## Start
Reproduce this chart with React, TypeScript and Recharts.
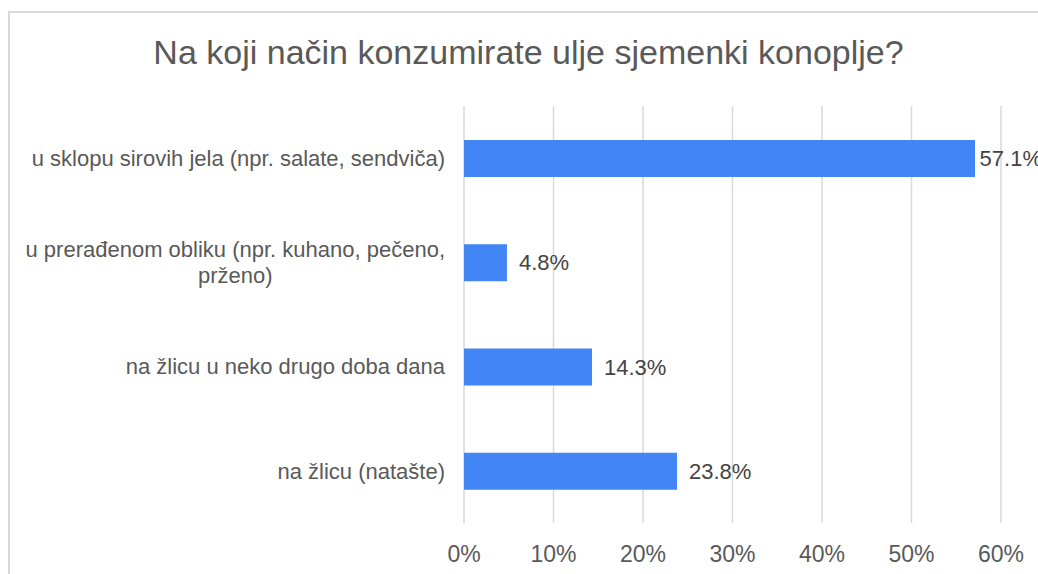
import React from "react";
import { BarChart, Bar, XAxis, YAxis, CartesianGrid, LabelList } from "recharts";

const title = "Na koji način konzumirate ulje sjemenki konoplje?";
const categories = [
  "u sklopu sirovih jela (npr. salate, sendviča)",
  "u prerađenom obliku (npr. kuhano, pečeno,\nprženo)",
  "na žlicu u neko drugo doba dana",
  "na žlicu (natašte)",
];
const shares = [57.1, 4.8, 14.3, 23.8];
const xTicks = [0, 10, 20, 30, 40, 50, 60];

const data = categories.map((name, i) => ({ name, value: shares[i] }));

const FONT = "'Liberation Sans', Arial, sans-serif";
const TEXT = "#595959";
const CHART_W = 1038;

let ctx: CanvasRenderingContext2D | null = null;
const measure = (s: string, size: number) => {
  if (!ctx) ctx = document.createElement("canvas").getContext("2d");
  if (!ctx) return s.length * size * 0.5;
  ctx.font = `${size}px ${FONT}`;
  return ctx.measureText(s).width;
};

const CategoryTick = (props: any) => {
  const { x, y, payload } = props;
  const lines: string[] = String(payload.value).split("\n");
  const right = x - 19;
  const lh = 26;
  const startY = y - ((lines.length - 1) * lh) / 2;
  const maxW = Math.max(...lines.map((l) => measure(l, 22)));
  const cx = right - maxW / 2;
  return (
    <g>
      {lines.map((l, i) => (
        <text
          key={i}
          x={lines.length > 1 ? cx : right}
          y={startY + i * lh}
          dy="0.35em"
          textAnchor={lines.length > 1 ? "middle" : "end"}
          fill={TEXT}
          fontSize={22}
          fontFamily={FONT}
        >
          {l}
        </text>
      ))}
    </g>
  );
};

const PercentTick = (props: any) => {
  const { x, y, payload } = props;
  return (
    <text x={x} y={y + 39} textAnchor="middle" fill={TEXT} fontSize={23} fontFamily={FONT}>
      {payload.value}%
    </text>
  );
};

const ValueLabel = (props: any) => {
  const { x, y, width, height, value } = props;
  const s = `${Number(value).toFixed(1)}%`;
  const w = measure(s, 22);
  const tx = Math.min(x + width + 12, CHART_W + 4 - w);
  return (
    <text x={tx} y={y + height / 2} dy="0.35em" fill="#444" fontSize={22} fontFamily={FONT}>
      {s}
    </text>
  );
};

export default function App() {
  return (
    <div style={{ position: "relative", width: 1038, height: 574, overflow: "hidden", background: "#fff" }}>
      <style>{`body{margin:0;overflow:hidden;}`}</style>
      <div
        style={{
          position: "absolute",
          left: 8,
          top: 11,
          width: 1200,
          height: 700,
          borderTop: "2px solid #dadada",
          borderLeft: "2px solid #dadada",
        }}
      />
      <div
        style={{
          position: "absolute",
          left: 0,
          top: 32,
          width: 1057,
          textAlign: "center",
          fontFamily: FONT,
          fontSize: 34,
          lineHeight: "40px",
          color: TEXT,
        }}
      >
        {title}
      </div>
      <div style={{ position: "absolute", left: 0, top: 0 }}>
        <BarChart
          width={CHART_W}
          height={574}
          data={data}
          layout="vertical"
          margin={{ top: 106, right: 37, bottom: 0, left: 0 }}
        >
          <CartesianGrid horizontal={false} stroke="#d9d9d9" strokeWidth={1.5} />
          <XAxis
            type="number"
            domain={[0, 60]}
            ticks={xTicks}
            height={51}
            axisLine={false}
            tickLine={false}
            tickSize={0}
            tickMargin={0}
            tick={<PercentTick />}
            interval={0}
          />
          <YAxis
            type="category"
            dataKey="name"
            width={464}
            axisLine={false}
            tickLine={false}
            tickSize={0}
            tickMargin={0}
            tick={<CategoryTick />}
            interval={0}
          />
          <Bar dataKey="value" fill="#4285f4" barSize={37} isAnimationActive={false}>
            <LabelList dataKey="value" content={<ValueLabel />} />
          </Bar>
        </BarChart>
      </div>
    </div>
  );
}
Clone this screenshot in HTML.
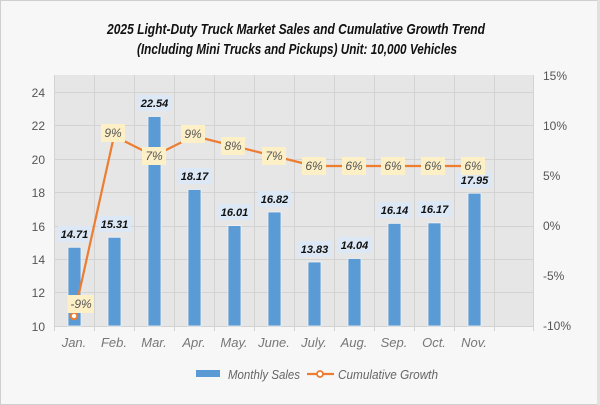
## End
### Set task
Repeat the data in full and exactly. Omit pictures.

### Solution
Reproduce this chart with React, TypeScript and Recharts.
import React from "react";
import { BarChart, Bar, XAxis, YAxis, CartesianGrid, LabelList } from "recharts";

const title = "Na koji način konzumirate ulje sjemenki konoplje?";
const categories = [
  "u sklopu sirovih jela (npr. salate, sendviča)",
  "u prerađenom obliku (npr. kuhano, pečeno,\nprženo)",
  "na žlicu u neko drugo doba dana",
  "na žlicu (natašte)",
];
const shares = [57.1, 4.8, 14.3, 23.8];
const xTicks = [0, 10, 20, 30, 40, 50, 60];

const data = categories.map((name, i) => ({ name, value: shares[i] }));

const FONT = "'Liberation Sans', Arial, sans-serif";
const TEXT = "#595959";
const CHART_W = 1038;

let ctx: CanvasRenderingContext2D | null = null;
const measure = (s: string, size: number) => {
  if (!ctx) ctx = document.createElement("canvas").getContext("2d");
  if (!ctx) return s.length * size * 0.5;
  ctx.font = `${size}px ${FONT}`;
  return ctx.measureText(s).width;
};

const CategoryTick = (props: any) => {
  const { x, y, payload } = props;
  const lines: string[] = String(payload.value).split("\n");
  const right = x - 19;
  const lh = 26;
  const startY = y - ((lines.length - 1) * lh) / 2;
  const maxW = Math.max(...lines.map((l) => measure(l, 22)));
  const cx = right - maxW / 2;
  return (
    <g>
      {lines.map((l, i) => (
        <text
          key={i}
          x={lines.length > 1 ? cx : right}
          y={startY + i * lh}
          dy="0.35em"
          textAnchor={lines.length > 1 ? "middle" : "end"}
          fill={TEXT}
          fontSize={22}
          fontFamily={FONT}
        >
          {l}
        </text>
      ))}
    </g>
  );
};

const PercentTick = (props: any) => {
  const { x, y, payload } = props;
  return (
    <text x={x} y={y + 39} textAnchor="middle" fill={TEXT} fontSize={23} fontFamily={FONT}>
      {payload.value}%
    </text>
  );
};

const ValueLabel = (props: any) => {
  const { x, y, width, height, value } = props;
  const s = `${Number(value).toFixed(1)}%`;
  const w = measure(s, 22);
  const tx = Math.min(x + width + 12, CHART_W + 4 - w);
  return (
    <text x={tx} y={y + height / 2} dy="0.35em" fill="#444" fontSize={22} fontFamily={FONT}>
      {s}
    </text>
  );
};

export default function App() {
  return (
    <div style={{ position: "relative", width: 1038, height: 574, overflow: "hidden", background: "#fff" }}>
      <style>{`body{margin:0;overflow:hidden;}`}</style>
      <div
        style={{
          position: "absolute",
          left: 8,
          top: 11,
          width: 1200,
          height: 700,
          borderTop: "2px solid #dadada",
          borderLeft: "2px solid #dadada",
        }}
      />
      <div
        style={{
          position: "absolute",
          left: 0,
          top: 32,
          width: 1057,
          textAlign: "center",
          fontFamily: FONT,
          fontSize: 34,
          lineHeight: "40px",
          color: TEXT,
        }}
      >
        {title}
      </div>
      <div style={{ position: "absolute", left: 0, top: 0 }}>
        <BarChart
          width={CHART_W}
          height={574}
          data={data}
          layout="vertical"
          margin={{ top: 106, right: 37, bottom: 0, left: 0 }}
        >
          <CartesianGrid horizontal={false} stroke="#d9d9d9" strokeWidth={1.5} />
          <XAxis
            type="number"
            domain={[0, 60]}
            ticks={xTicks}
            height={51}
            axisLine={false}
            tickLine={false}
            tickSize={0}
            tickMargin={0}
            tick={<PercentTick />}
            interval={0}
          />
          <YAxis
            type="category"
            dataKey="name"
            width={464}
            axisLine={false}
            tickLine={false}
            tickSize={0}
            tickMargin={0}
            tick={<CategoryTick />}
            interval={0}
          />
          <Bar dataKey="value" fill="#4285f4" barSize={37} isAnimationActive={false}>
            <LabelList dataKey="value" content={<ValueLabel />} />
          </Bar>
        </BarChart>
      </div>
    </div>
  );
}
Clone this screenshot in HTML.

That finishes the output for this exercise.